◆ Task ◆
Would you retype, exactly and without the pictures, the lines between the line holding "Emit a Python" and the line holding "fig.patch.set_facecolor('white')", inclusive, and nothing else?

◆ Data extract ◆
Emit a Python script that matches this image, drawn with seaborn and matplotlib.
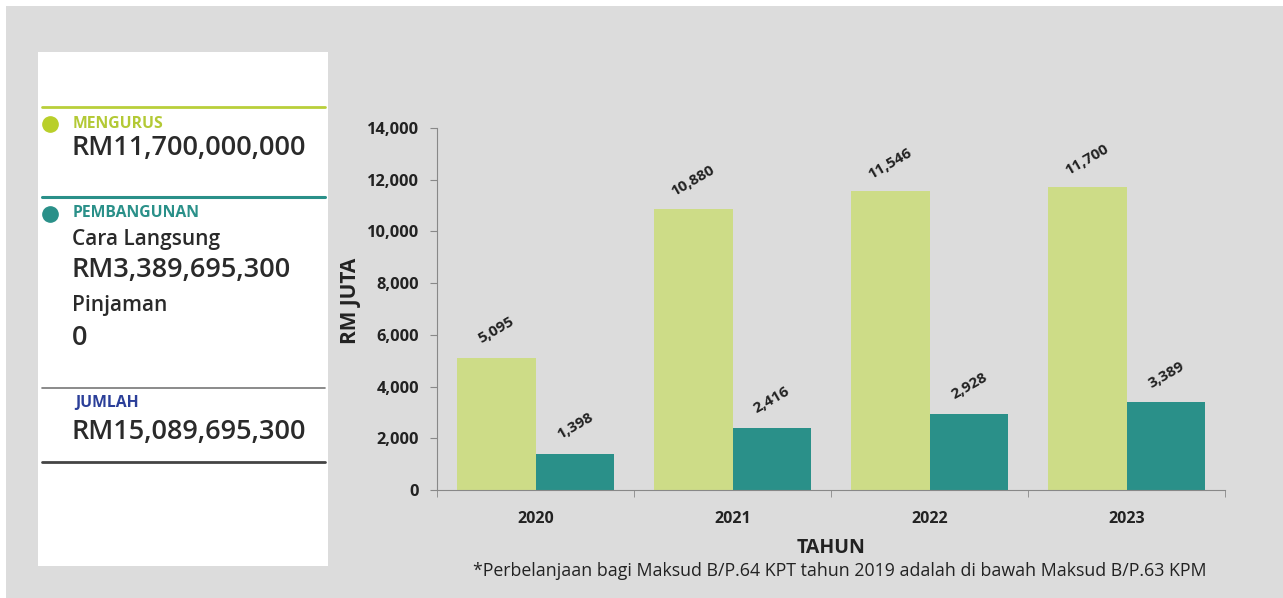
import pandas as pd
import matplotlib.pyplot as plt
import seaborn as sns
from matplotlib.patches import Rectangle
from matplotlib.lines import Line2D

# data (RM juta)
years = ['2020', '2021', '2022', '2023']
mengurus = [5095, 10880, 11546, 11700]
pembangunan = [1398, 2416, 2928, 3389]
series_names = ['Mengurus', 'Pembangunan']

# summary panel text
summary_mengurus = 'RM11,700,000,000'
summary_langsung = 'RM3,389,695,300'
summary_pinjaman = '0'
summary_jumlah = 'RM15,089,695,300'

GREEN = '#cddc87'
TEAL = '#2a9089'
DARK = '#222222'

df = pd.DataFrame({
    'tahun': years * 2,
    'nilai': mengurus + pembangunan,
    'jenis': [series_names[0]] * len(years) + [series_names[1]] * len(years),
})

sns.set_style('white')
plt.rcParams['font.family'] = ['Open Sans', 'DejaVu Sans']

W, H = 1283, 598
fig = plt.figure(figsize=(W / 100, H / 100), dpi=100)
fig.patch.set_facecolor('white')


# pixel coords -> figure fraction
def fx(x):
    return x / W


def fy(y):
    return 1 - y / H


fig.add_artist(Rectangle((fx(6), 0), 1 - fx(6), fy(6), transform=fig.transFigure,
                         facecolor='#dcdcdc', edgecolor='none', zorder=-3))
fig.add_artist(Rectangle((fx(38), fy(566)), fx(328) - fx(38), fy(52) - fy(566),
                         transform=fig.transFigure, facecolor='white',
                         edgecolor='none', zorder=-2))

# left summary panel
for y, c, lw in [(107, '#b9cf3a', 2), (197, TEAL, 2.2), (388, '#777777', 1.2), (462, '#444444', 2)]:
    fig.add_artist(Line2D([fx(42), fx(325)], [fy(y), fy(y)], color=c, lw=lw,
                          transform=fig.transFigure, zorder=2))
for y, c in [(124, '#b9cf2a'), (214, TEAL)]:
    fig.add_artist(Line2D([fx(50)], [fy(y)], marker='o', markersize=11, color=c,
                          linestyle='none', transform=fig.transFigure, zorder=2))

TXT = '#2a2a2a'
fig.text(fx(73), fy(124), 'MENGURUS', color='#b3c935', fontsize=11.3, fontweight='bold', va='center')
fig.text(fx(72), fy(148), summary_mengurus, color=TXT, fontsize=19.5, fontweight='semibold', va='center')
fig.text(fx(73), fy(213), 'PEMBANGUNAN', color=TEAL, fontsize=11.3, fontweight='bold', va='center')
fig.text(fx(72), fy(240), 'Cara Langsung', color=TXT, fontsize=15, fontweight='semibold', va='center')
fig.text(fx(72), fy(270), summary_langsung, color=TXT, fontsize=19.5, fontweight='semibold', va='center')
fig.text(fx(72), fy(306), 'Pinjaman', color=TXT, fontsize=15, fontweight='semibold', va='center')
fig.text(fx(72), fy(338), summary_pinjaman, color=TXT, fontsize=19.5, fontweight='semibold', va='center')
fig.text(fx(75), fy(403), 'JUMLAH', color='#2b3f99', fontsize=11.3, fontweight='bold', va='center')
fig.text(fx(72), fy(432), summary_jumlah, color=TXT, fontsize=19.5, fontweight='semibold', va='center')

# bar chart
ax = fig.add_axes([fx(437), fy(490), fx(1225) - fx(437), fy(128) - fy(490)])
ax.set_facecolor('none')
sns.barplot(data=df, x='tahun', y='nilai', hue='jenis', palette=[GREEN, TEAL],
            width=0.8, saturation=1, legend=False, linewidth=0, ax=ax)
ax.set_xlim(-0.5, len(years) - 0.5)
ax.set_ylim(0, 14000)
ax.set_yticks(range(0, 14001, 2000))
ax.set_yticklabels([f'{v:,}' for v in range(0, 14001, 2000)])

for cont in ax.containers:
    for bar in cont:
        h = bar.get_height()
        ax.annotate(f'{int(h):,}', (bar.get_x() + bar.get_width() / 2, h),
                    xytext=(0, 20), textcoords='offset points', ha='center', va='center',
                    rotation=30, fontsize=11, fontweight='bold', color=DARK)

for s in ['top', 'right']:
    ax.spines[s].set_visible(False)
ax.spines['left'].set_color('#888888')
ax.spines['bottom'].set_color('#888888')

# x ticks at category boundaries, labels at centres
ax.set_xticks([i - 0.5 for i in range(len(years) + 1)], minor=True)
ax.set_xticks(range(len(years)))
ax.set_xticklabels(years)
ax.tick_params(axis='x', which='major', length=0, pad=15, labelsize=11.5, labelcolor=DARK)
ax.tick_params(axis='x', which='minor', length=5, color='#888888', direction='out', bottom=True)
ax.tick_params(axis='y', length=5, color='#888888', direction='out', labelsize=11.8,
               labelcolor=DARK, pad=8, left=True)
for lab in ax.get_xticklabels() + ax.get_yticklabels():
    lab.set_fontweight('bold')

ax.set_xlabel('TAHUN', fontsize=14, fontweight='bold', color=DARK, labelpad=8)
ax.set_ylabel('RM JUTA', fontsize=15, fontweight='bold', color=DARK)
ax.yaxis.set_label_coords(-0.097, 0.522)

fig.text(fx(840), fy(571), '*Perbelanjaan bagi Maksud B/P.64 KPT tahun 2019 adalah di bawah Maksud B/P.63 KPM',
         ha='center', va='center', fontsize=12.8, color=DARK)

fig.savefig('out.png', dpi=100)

==

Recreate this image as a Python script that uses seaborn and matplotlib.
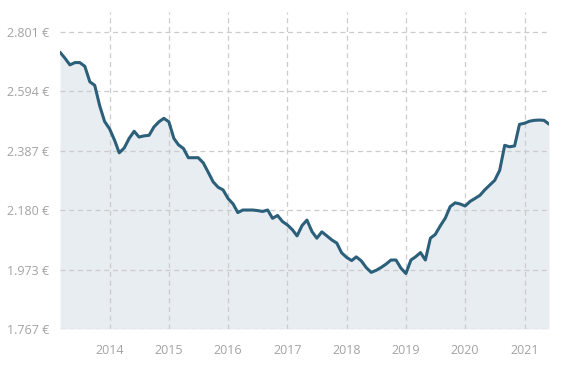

--

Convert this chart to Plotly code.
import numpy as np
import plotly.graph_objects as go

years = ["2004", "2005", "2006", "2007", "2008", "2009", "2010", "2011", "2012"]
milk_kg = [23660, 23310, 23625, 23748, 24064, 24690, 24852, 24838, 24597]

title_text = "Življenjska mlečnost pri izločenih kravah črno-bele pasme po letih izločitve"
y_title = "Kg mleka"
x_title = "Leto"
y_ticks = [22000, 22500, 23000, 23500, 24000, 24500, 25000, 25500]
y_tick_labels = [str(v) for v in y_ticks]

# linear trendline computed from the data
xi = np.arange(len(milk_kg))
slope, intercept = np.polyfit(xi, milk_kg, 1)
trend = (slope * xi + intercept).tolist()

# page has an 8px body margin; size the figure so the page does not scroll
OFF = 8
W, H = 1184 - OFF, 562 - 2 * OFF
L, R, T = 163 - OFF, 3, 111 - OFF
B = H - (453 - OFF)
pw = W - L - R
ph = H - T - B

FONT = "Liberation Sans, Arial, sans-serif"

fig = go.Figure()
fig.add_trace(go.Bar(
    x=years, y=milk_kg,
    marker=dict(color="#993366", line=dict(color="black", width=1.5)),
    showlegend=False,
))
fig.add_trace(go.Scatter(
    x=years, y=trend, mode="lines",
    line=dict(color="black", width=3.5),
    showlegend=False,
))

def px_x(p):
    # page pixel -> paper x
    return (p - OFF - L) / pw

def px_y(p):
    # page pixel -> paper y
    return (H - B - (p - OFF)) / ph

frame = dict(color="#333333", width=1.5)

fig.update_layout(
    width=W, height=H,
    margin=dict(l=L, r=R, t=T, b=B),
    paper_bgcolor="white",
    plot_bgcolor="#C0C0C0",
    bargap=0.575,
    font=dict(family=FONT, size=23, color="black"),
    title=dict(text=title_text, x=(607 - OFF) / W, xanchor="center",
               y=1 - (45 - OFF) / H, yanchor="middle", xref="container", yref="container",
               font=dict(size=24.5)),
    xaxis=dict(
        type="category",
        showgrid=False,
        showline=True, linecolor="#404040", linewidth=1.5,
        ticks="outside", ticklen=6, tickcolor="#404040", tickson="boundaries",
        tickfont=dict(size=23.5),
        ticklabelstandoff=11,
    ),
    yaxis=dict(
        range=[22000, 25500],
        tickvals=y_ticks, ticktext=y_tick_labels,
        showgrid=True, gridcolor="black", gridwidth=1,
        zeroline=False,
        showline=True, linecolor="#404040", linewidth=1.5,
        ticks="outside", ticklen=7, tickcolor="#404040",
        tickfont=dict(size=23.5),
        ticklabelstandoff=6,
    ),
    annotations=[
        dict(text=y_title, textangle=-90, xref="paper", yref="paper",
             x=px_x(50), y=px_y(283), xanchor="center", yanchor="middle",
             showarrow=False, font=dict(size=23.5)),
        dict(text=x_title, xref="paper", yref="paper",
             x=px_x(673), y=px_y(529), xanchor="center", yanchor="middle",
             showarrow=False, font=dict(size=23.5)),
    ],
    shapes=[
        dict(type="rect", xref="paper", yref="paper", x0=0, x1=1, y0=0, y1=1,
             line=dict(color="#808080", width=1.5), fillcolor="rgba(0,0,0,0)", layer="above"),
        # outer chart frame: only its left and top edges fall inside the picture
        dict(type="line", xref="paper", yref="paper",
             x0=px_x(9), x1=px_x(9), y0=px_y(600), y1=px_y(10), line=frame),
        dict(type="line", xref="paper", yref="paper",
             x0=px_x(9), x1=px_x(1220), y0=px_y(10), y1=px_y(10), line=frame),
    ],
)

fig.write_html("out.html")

◆ Correct answer ◆
Emit a Python script that matches this image, drawn with seaborn and matplotlib.
import pandas as pd
import matplotlib.pyplot as plt
import seaborn as sns
from matplotlib.patches import Rectangle
from matplotlib.lines import Line2D

# data (RM juta)
years = ['2020', '2021', '2022', '2023']
mengurus = [5095, 10880, 11546, 11700]
pembangunan = [1398, 2416, 2928, 3389]
series_names = ['Mengurus', 'Pembangunan']

# summary panel text
summary_mengurus = 'RM11,700,000,000'
summary_langsung = 'RM3,389,695,300'
summary_pinjaman = '0'
summary_jumlah = 'RM15,089,695,300'

GREEN = '#cddc87'
TEAL = '#2a9089'
DARK = '#222222'

df = pd.DataFrame({
    'tahun': years * 2,
    'nilai': mengurus + pembangunan,
    'jenis': [series_names[0]] * len(years) + [series_names[1]] * len(years),
})

sns.set_style('white')
plt.rcParams['font.family'] = ['Open Sans', 'DejaVu Sans']

W, H = 1283, 598
fig = plt.figure(figsize=(W / 100, H / 100), dpi=100)
fig.patch.set_facecolor('white')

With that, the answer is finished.